Federal Manager's Daily Report

The Internal Revenue Service’s tuition assistance program

costs too much to run and keeps inaccurate records,

according to an audit by the Treasury inspector general

recommending it be discontinued.

The Human Resources Investment Fund is designed to

increase the IRS internal candidate pool by promoting

career development, but the IG report – 2005-10-070 –

said the program spent $4.4 million to pay about 30 full

time employees and administer $2.8 million of tuition

assistance in fiscal 2002 and 2003, and is not

“cost-effective.”

The IRS reported that of the 3,389 employees turned

down for the program in fiscal 2002 and 2003, 1,680

applicants were denied for lack of funds. The audit comes

as the fiscal 2006 IRS budget is before Congress and

critics could spin the report to say the agency needs

better management, not necessarily more money.

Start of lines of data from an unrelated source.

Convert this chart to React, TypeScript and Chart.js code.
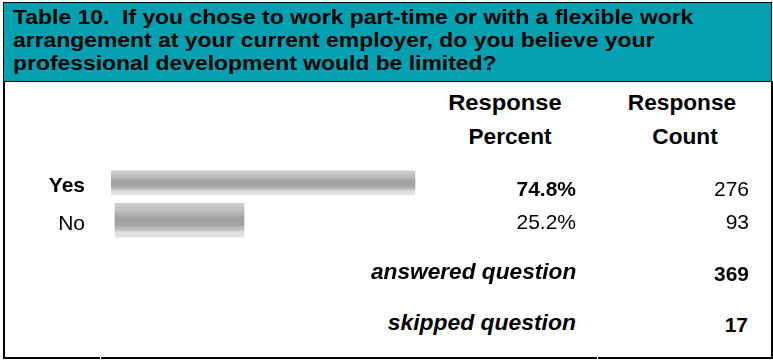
import React, { useEffect, useRef } from 'react';
import { Chart, registerables } from 'chart.js';

Chart.register(...registerables);

// ---------- data ----------
const titleLines = [
  'Table 10.  If you chose to work part-time or with a flexible work',
  'arrangement at your current employer, do you believe your',
  'professional development would be limited?',
];
const headerPercent = ['Response', 'Percent'];
const headerCount = ['Response', 'Count'];
const categories = ['Yes', 'No'];
const percents = [74.8, 25.2];
const counts = [276, 93];
const answeredLabel = 'answered question';
const answered = 369;
const skippedLabel = 'skipped question';
const skipped = 17;

// ---------- styling ----------
const FONT = '"Liberation Sans", Arial, Helvetica, sans-serif';
const TEAL = '#03A0B1';
const W = 773;
const H = 360;
const BAR_THICK = [24, 34];
const PLOT_TOP = 164; // page y of plot area top
const PLOT_H = 75;
const PAD_V = 40;

const GRAD_STOPS: [number, string][] = [
  [0.0, '#cfcfcf'],
  [0.22, '#bebebe'],
  [0.45, '#a0a0a0'],
  [0.62, '#a2a2a2'],
  [0.8, '#c6c6c6'],
  [0.84, '#dedede'],
  [1.0, '#e2e2e2'],
];

type TProps = {
  x: number;
  cy: number;
  align?: 'left' | 'right' | 'center';
  size?: number;
  weight?: string;
  italic?: boolean;
  sx?: number;
  children: React.ReactNode;
};

function T({ x, cy, align = 'left', size = 21, weight = 'normal', italic = false, sx = 1, children }: TProps) {
  const style: any = {
    position: 'absolute',
    top: cy - 0.49 * size,
    fontFamily: FONT,
    fontSize: size,
    lineHeight: `${size}px`,
    fontWeight: weight,
    fontStyle: italic ? 'italic' : 'normal',
    whiteSpace: 'pre',
    color: '#000',
  };
  if (align === 'left') {
    style.left = x;
    style.transform = `scaleX(${sx})`;
    style.transformOrigin = 'left top';
  } else if (align === 'right') {
    style.right = W - x;
    style.transform = `scaleX(${sx})`;
    style.transformOrigin = 'right top';
  } else {
    style.left = x;
    style.transform = `translateX(-50%) scaleX(${sx})`;
  }
  return <div style={style}>{children}</div>;
}

function BarChart() {
  const ref = useRef<HTMLCanvasElement>(null);
  useEffect(() => {
    if (!ref.current) return;
    const grad = (ctx: any) => {
      try {
        const chart = ctx.chart;
        if (!chart.chartArea || ctx.type !== 'data') return '#aaaaaa';
        const y = chart.scales.y;
        if (!y) return '#aaaaaa';
        const center = y.getPixelForValue(ctx.dataIndex);
        if (!isFinite(center)) return '#aaaaaa';
        const half = BAR_THICK[ctx.datasetIndex] / 2;
        const g = chart.ctx.createLinearGradient(0, center - half, 0, center + half);
        GRAD_STOPS.forEach(([o, c]) => g.addColorStop(o, c));
        return g;
      } catch (e) {
        return '#aaaaaa';
      }
    };
    const chart = new Chart(ref.current, {
      type: 'bar',
      data: {
        labels: categories,
        datasets: categories.map((c, k) => ({
          label: c,
          data: percents.map((v, i) => (i === k ? v : null)),
          xAxisID: k === 0 ? 'x' : 'x2',
          barThickness: BAR_THICK[k],
          grouped: false,
          borderWidth: 0,
          backgroundColor: grad,
        })) as any,
      },
      options: {
        indexAxis: 'y',
        animation: false,
        responsive: true,
        maintainAspectRatio: false,
        devicePixelRatio: 1,
        layout: { padding: { left: 0, right: 255.6, top: PAD_V, bottom: PAD_V } },
        plugins: {
          legend: { display: false },
          tooltip: { enabled: false },
          title: { display: false },
        },
        scales: {
          y: {
            type: 'category',
            position: 'left',
            grid: { display: false, drawTicks: false },
            border: { display: false },
            ticks: {
              color: '#000',
              padding: 26,
              labelOffset: 3.5,
              font: (c: any) => ({ family: FONT, size: 21, weight: c.index === 0 ? 'bold' : 'normal' }),
            },
            afterFit: (a: any) => {
              a.width = 111;
            },
          },
          x: { type: 'linear', position: 'bottom', min: 0, max: 100, display: false },
          x2: { type: 'linear', axis: 'x', position: 'bottom', min: -0.78, max: 78.6, display: false },
        } as any,
      },
    });
    return () => chart.destroy();
  }, []);
  return (
    <div style={{ position: 'absolute', left: 0, top: PLOT_TOP - PAD_V, width: W, height: PLOT_H + 2 * PAD_V }}>
      <canvas ref={ref} />
    </div>
  );
}

export default function App() {
  const rowCy = [188.5, 221.5];
  return (
    <div
      style={{
        position: 'absolute',
        left: 0,
        top: 0,
        width: W,
        height: H,
        background: '#fff',
        overflow: 'hidden',
      }}
    >
      {/* header band */}
      <div
        style={{
          position: 'absolute',
          left: 3,
          top: 2,
          width: 769,
          height: 80,
          boxSizing: 'border-box',
          border: '1px solid #000',
          background: TEAL,
        }}
      />
      {titleLines.map((t, i) => (
        <T key={i} x={13} cy={16.5 + i * 23} size={20} weight="bold" sx={1.145}>
          {t}
        </T>
      ))}
      {/* table borders */}
      <div style={{ position: 'absolute', left: 3, top: 81, width: 2, height: 278, background: '#000' }} />
      <div style={{ position: 'absolute', left: 771, top: 81, width: 2, height: 278, background: '#000' }} />
      <div style={{ position: 'absolute', left: 3, top: 357, width: 97, height: 2, background: '#000' }} />
      <div style={{ position: 'absolute', left: 101, top: 357, width: 496, height: 2, background: '#000' }} />
      <div style={{ position: 'absolute', left: 598, top: 357, width: 175, height: 2, background: '#000' }} />

      {/* column headers */}
      <T x={505} cy={102.5} align="center" size={22} weight="bold" sx={1.08}>{headerPercent[0]}</T>
      <T x={509.5} cy={137} align="center" size={22} weight="bold" sx={1.03}>{headerPercent[1]}</T>
      <T x={682} cy={102.5} align="center" size={22} weight="bold" sx={1.03}>{headerCount[0]}</T>
      <T x={685} cy={137} align="center" size={22} weight="bold" sx={1.03}>{headerCount[1]}</T>

      <BarChart />

      {percents.map((p, i) => (
        <T key={'p' + i} x={576} cy={rowCy[i]} align="right" size={21} weight={i === 0 ? 'bold' : 'normal'}>
          {p.toFixed(1) + '%'}
        </T>
      ))}
      {counts.map((c, i) => (
        <T key={'c' + i} x={749} cy={rowCy[i]} align="right" size={21}>
          {String(c)}
        </T>
      ))}

      <T x={576} cy={272} align="right" size={22} weight="bold" italic sx={1.03}>{answeredLabel}</T>
      <T x={749} cy={273.5} align="right" size={21} weight="bold">{String(answered)}</T>
      <T x={576} cy={322.5} align="right" size={22} weight="bold" italic sx={1.04}>{skippedLabel}</T>
      <T x={748} cy={324.5} align="right" size={21} weight="bold">{String(skipped)}</T>
    </div>
  );
}
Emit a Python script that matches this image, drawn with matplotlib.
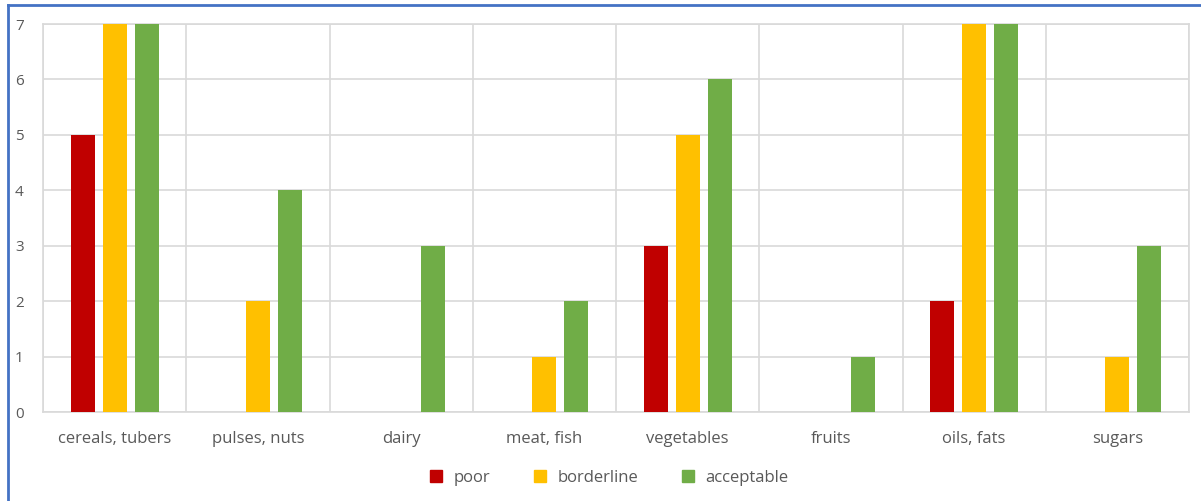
import numpy as np
import matplotlib
matplotlib.use("Agg")
import matplotlib.pyplot as plt
from matplotlib.lines import Line2D

categories = ["cereals, tubers", "pulses, nuts", "dairy", "meat, fish",
              "vegetables", "fruits", "oils, fats", "sugars"]
poor = [5, 0, 0, 0, 3, 0, 2, 0]
borderline = [7, 2, 0, 1, 5, 0, 7, 1]
acceptable = [7, 4, 3, 2, 6, 1, 7, 3]
series_names = ["poor", "borderline", "acceptable"]

c_poor = '#C00000'
c_border = '#FFC000'
c_accept = '#70AD47'
grid_gray = '#D9D9D9'
text_gray = '#595959'

plt.rcParams['font.family'] = ['Open Sans', 'DejaVu Sans']

fig = plt.figure(figsize=(12.01, 5.01), dpi=100)
ax = fig.add_axes([43/1201, 1-412/501, (1189-43)/1201, (412-24)/501])

x = np.arange(len(categories))
w = 0.168
off = 0.223
for vals, col, dx, name in [(poor, c_poor, -off, series_names[0]),
                            (borderline, c_border, 0, series_names[1]),
                            (acceptable, c_accept, off, series_names[2])]:
    ax.bar(x + dx, vals, width=w, color=col, label=name, zorder=3)

ax.set_xlim(-0.5, len(categories) - 0.5)
ax.set_ylim(0, 7)
ax.set_yticks(range(8))
ax.set_xticks(x)
ax.set_xticklabels(categories, fontsize=12)
# category separators
ax.set_xticks(np.arange(-0.5, len(categories)), minor=True)
ax.grid(True, axis='y', color=grid_gray, lw=1.2, zorder=0)
ax.grid(True, axis='x', which='minor', color=grid_gray, lw=1.2, zorder=0)
ax.tick_params(axis='both', which='both', length=0, colors=text_gray)
ax.tick_params(axis='y', labelsize=11, pad=14)
ax.tick_params(axis='x', pad=14)
for s in ax.spines.values():
    s.set_color(grid_gray)
    s.set_linewidth(1.2)

handles = [Line2D([], [], marker='s', ls='', color=c, markersize=8)
           for c in (c_poor, c_border, c_accept)]
fig.legend(handles, series_names, loc='center', bbox_to_anchor=(604/1201, 1-478/501),
           ncol=3, frameon=False, fontsize=12, labelcolor=text_gray,
           handletextpad=0.05, columnspacing=2.0)

# blue frame (left and top edges visible)
fig.add_artist(Line2D([8/1201, 8/1201], [0, 1-5/501], color='#4472C4', lw=2,
                      transform=fig.transFigure))
fig.add_artist(Line2D([8/1201, 1], [1-5/501, 1-5/501], color='#4472C4', lw=2,
                      transform=fig.transFigure))

fig.savefig("out.png", dpi=100)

Further, the audit found that statistics on the number

of promotions and career moves of participants were

“inaccurate or misleading,” a conclusion also reached

by the program office which led it to discontinue

reporting those measures.

The program’s 95-percent pass rate was based on information

employees self-reported, but that was for less than half

of the courses approved for assistance. Employees did

not report on the remainder so the office cannot tell

which employees are due to reimburse the agency for

failing or not attending.

Program management agreed it should pursue reimbursements

from employees, and said if analysis of fiscal 2002 and

2003 course results leads to profitably recovering funds,

it would do the same for fiscal 2000 and 2001.